Indeed, Article 387.4 requires that:

“The Parties shall continue to strive to increase their respective labour and social levels of protection”.


On Tuesday, I pointed out that labour and social levels of protection are defined by Article 386, which includes not only

“occupational health and safety standards”

but

“fundamental rights at work … fair working conditions and employment standards … information and consultation rights at company level; or … restructuring of undertakings.”

It is quite apparent that many of the EU laws on employment are protected by that definition.

The other way in which some employment rights are protected is by Article 399.5:

“Each Party commits to implementing all the ILO Conventions that the United Kingdom and the Member States have respectively ratified and the different provisions of the European Social Charter that, as members of the Council of Europe, the Member States and the United Kingdom have respectively accepted.”


I will not reiterate the many ILO conventions which protect employment rights at work, but Members of the Committee may not be so familiar with the European Social Charter.

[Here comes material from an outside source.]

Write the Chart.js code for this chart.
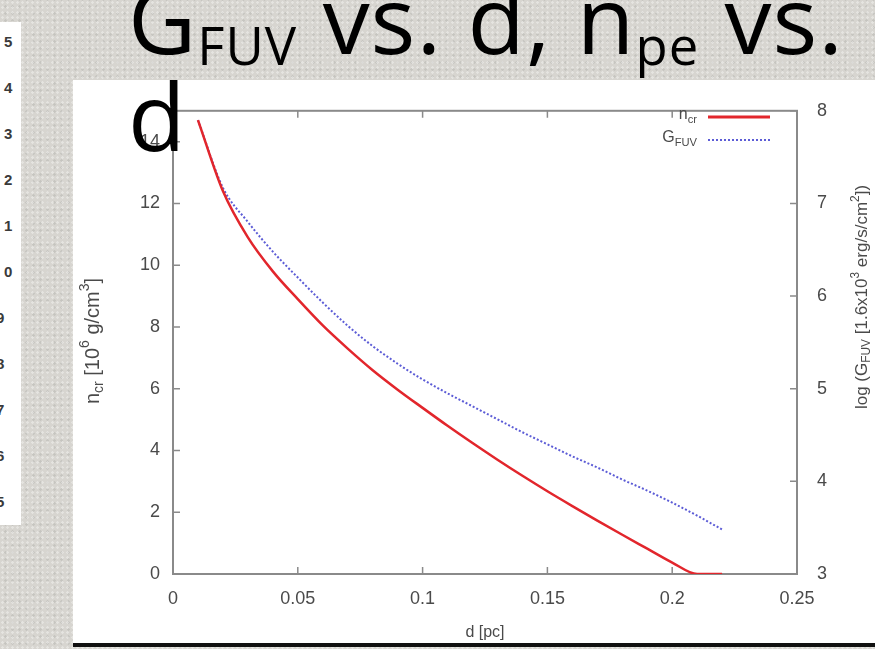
<!DOCTYPE html>
<html>
<head>
<meta charset="utf-8">
<script src="https://cdn.jsdelivr.net/npm/chart.js@4.4.1/dist/chart.umd.min.js"></script>
<style>
  html, body { margin: 0; padding: 0; }
  body {
    width: 875px; height: 649px; overflow: hidden; position: relative;
    background-color: #d7d5d0;
    background-image:
      radial-gradient(rgba(255,255,255,0.35) 1px, transparent 1.5px),
      radial-gradient(rgba(150,150,145,0.25) 1px, transparent 1.5px);
    background-size: 5px 5px, 7px 7px;
    background-position: 0 0, 2px 3px;
  }
  #strip { position: absolute; left: 0; top: 22px; width: 21px; height: 503px; background: #fff; overflow: hidden; }
  #strip span { position: absolute; font: bold 15px "Liberation Sans", Arial, sans-serif; color: #3a3a3a; }
  #plot { position: absolute; left: 73px; top: 80px; width: 802px; height: 563px; background: #fff; }
  #bar { position: absolute; left: 73px; top: 643px; width: 802px; height: 4px; background: #111; }
  #title {
    position: absolute; left: 128px; top: -30px; white-space: nowrap;
    font: 94px/97px "Open Sans", sans-serif; letter-spacing: 1px; color: #000; z-index: 5;
  }
  #title sub { font-size: 0.56em; line-height: 0; vertical-align: baseline; position: relative; top: 0.2em; }
</style>
</head>
<body>
<div id="strip"></div>
<div id="plot"><canvas id="mychart"></canvas></div>
<div id="bar"></div>
<div id="title">G<sub>FUV</sub> vs. d, n<sub>pe</sub> vs.<br>d</div>
<script>
// distance d [pc]
var dValues = [0.01, 0.02, 0.03, 0.04, 0.05, 0.06, 0.07, 0.08, 0.09, 0.10, 0.11,
               0.12, 0.13, 0.14, 0.15, 0.16, 0.17, 0.18, 0.19, 0.20, 0.21, 0.22];
// n_cr [10^6 g/cm^3]
var nCr = [14.7, 12.4, 10.9, 9.8, 8.9, 8.05, 7.3, 6.6, 5.97, 5.38, 4.80,
           4.24, 3.70, 3.18, 2.68, 2.20, 1.73, 1.27, 0.82, 0.37, 0, 0];
// log G_FUV [1.6x10^3 erg/s/cm^2]
var gFuv = [7.9, 7.17, 6.8, 6.48, 6.2, 5.93, 5.68, 5.46, 5.27, 5.10, 4.95,
            4.81, 4.67, 4.53, 4.40, 4.27, 4.15, 4.02, 3.90, 3.77, 3.63, 3.48];

var xTicks = [0, 0.05, 0.1, 0.15, 0.2, 0.25];
var yTicks = [0, 2, 4, 6, 8, 10, 12, 14];
var y2Ticks = [3, 4, 5, 6, 7, 8];
var sideNumbers = ["5", "4", "3", "2", "1", "0", "9", "8", "7", "6", "5"];

// left edge of the neighbouring slide image
var strip = document.getElementById("strip");
sideNumbers.forEach(function (s, i) {
  var el = document.createElement("span");
  el.textContent = s;
  el.style.top = (42 + i * 46 - 22 - 9) + "px";
  el.style.left = i < 6 ? "4px" : "-4px";
  strip.appendChild(el);
});

var canvas = document.getElementById("mychart");
canvas.width = 802;
canvas.height = 563;

var axisColor = "#8a8a8a";
var textColor = "#4a4a4a";
var FONT = '"Liberation Sans", Arial, sans-serif';

function toPoints(xs, ys) {
  return xs.map(function (x, i) { return { x: x, y: ys[i] }; });
}

// text with sub/superscripts
function drawRich(ctx, parts, x, y, size, align) {
  var w = 0;
  parts.forEach(function (p) {
    ctx.font = ((p.sub || p.sup) ? size * 0.7 : size) + "px " + FONT;
    w += ctx.measureText(p.t).width;
  });
  var cx = align === "center" ? x - w / 2 : (align === "right" ? x - w : x);
  ctx.textAlign = "left";
  ctx.textBaseline = "middle";
  parts.forEach(function (p) {
    ctx.font = ((p.sub || p.sup) ? size * 0.7 : size) + "px " + FONT;
    var dy = p.sub ? size * 0.3 : (p.sup ? -size * 0.38 : 0);
    ctx.fillText(p.t, cx, y + dy);
    cx += ctx.measureText(p.t).width;
  });
}

var gnuplotFrame = {
  id: "gnuplotFrame",
  beforeDatasetsDraw: function (chart) {
    var ctx = chart.ctx, a = chart.chartArea;
    var sx = chart.scales.x, sy = chart.scales.y, sy2 = chart.scales.y2;
    var tl = 7;
    ctx.save();
    ctx.strokeStyle = axisColor;
    ctx.lineWidth = 2;
    ctx.strokeRect(a.left, a.top, a.right - a.left, a.bottom - a.top);
    ctx.lineWidth = 1.5;
    ctx.beginPath();
    xTicks.forEach(function (v) {
      var px = sx.getPixelForValue(v);
      ctx.moveTo(px, a.bottom); ctx.lineTo(px, a.bottom - tl);
      ctx.moveTo(px, a.top); ctx.lineTo(px, a.top + tl);
    });
    yTicks.forEach(function (v) {
      var py = sy.getPixelForValue(v);
      ctx.moveTo(a.left, py); ctx.lineTo(a.left + tl, py);
    });
    y2Ticks.forEach(function (v) {
      var py = sy2.getPixelForValue(v);
      ctx.moveTo(a.right, py); ctx.lineTo(a.right - tl, py);
    });
    ctx.stroke();
    ctx.restore();
  },
  afterDraw: function (chart) {
    var ctx = chart.ctx, a = chart.chartArea;
    ctx.save();
    ctx.fillStyle = textColor;
    // axis titles
    drawRich(ctx, [{ t: "d [pc]" }], (a.left + a.right) / 2, 553, 16, "center");
    ctx.save();
    ctx.translate(20, 261);
    ctx.rotate(-Math.PI / 2);
    drawRich(ctx, [{ t: "n" }, { t: "cr", sub: true }, { t: " [10" }, { t: "6", sup: true },
                   { t: " g/cm" }, { t: "3", sup: true }, { t: "]" }], 0, 0, 20, "center");
    ctx.restore();
    ctx.save();
    ctx.translate(789, 217);
    ctx.rotate(-Math.PI / 2);
    drawRich(ctx, [{ t: "log (G" }, { t: "FUV", sub: true }, { t: " [1.6x10" }, { t: "3", sup: true },
                   { t: " erg/s/cm" }, { t: "2", sup: true }, { t: "])" }], 0, 0, 17, "center");
    ctx.restore();
    // key
    drawRich(ctx, [{ t: "n" }, { t: "cr", sub: true }], 624, 35, 16, "right");
    drawRich(ctx, [{ t: "G" }, { t: "FUV", sub: true }], 624, 58, 16, "right");
    ctx.lineWidth = 3;
    ctx.strokeStyle = "#e2262c";
    ctx.beginPath(); ctx.moveTo(635, 37); ctx.lineTo(697, 37); ctx.stroke();
    ctx.lineWidth = 2;
    ctx.strokeStyle = "#5c5cd6";
    ctx.setLineDash([2, 2]);
    ctx.beginPath(); ctx.moveTo(635, 60); ctx.lineTo(697, 60); ctx.stroke();
    ctx.restore();
  }
};

function fixedTicks(list) {
  return function (scale) {
    scale.ticks = list.map(function (v) { return { value: v }; });
  };
}

new Chart(canvas, {
  type: "line",
  data: {
    datasets: [
      {
        label: "n_cr",
        data: toPoints(dValues, nCr),
        yAxisID: "y",
        borderColor: "#e2262c",
        borderWidth: 2.5,
        pointRadius: 0,
        cubicInterpolationMode: "monotone"
      },
      {
        label: "G_FUV",
        data: toPoints(dValues, gFuv),
        yAxisID: "y2",
        borderColor: "#5c5cd6",
        borderWidth: 2,
        borderDash: [2, 2],
        pointRadius: 0,
        cubicInterpolationMode: "monotone"
      }
    ]
  },
  options: {
    responsive: false,
    animation: false,
    layout: { padding: { top: 17, left: 0, right: 0, bottom: 0 } },
    plugins: { legend: { display: false }, tooltip: { enabled: false } },
    scales: {
      x: {
        type: "linear", min: 0, max: 0.25,
        afterBuildTicks: fixedTicks(xTicks),
        afterFit: function (s) { s.height = 69; },
        grid: { display: false, drawTicks: false },
        border: { display: false },
        ticks: { color: textColor, font: { size: 18, family: FONT }, padding: 14, maxRotation: 0,
                 callback: function (v) { return String(v); } }
      },
      y: {
        position: "left", min: 0, max: 15,
        afterBuildTicks: fixedTicks(yTicks),
        afterFit: function (s) { s.width = 100; },
        grid: { display: false, drawTicks: false },
        border: { display: false },
        ticks: { color: textColor, font: { size: 18, family: FONT }, padding: 13 }
      },
      y2: {
        position: "right", min: 3, max: 8,
        afterBuildTicks: fixedTicks(y2Ticks),
        afterFit: function (s) { s.width = 78; },
        grid: { display: false, drawTicks: false },
        border: { display: false },
        ticks: { color: textColor, font: { size: 18, family: FONT }, padding: 20 }
      }
    }
  },
  plugins: [gnuplotFrame]
});
</script>
</body>
</html>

I will not read the text of the relevant provisions, but I will just mention that Article 2 protects the right to just conditions of work; Article 3 protects the right to safe and healthy working conditions; Article 4 protects the right to a fair remuneration; Article 7 concerns the right of children and young persons to protection; and Article 8 concerns the right of employed women to protection. There are other provisions as well.

For these reasons, it appears to me that my noble friend Lord Whitty is right to seek protection for employment rights, or at least some employment rights, that are covered within those two ambits, as well as health and safety at work.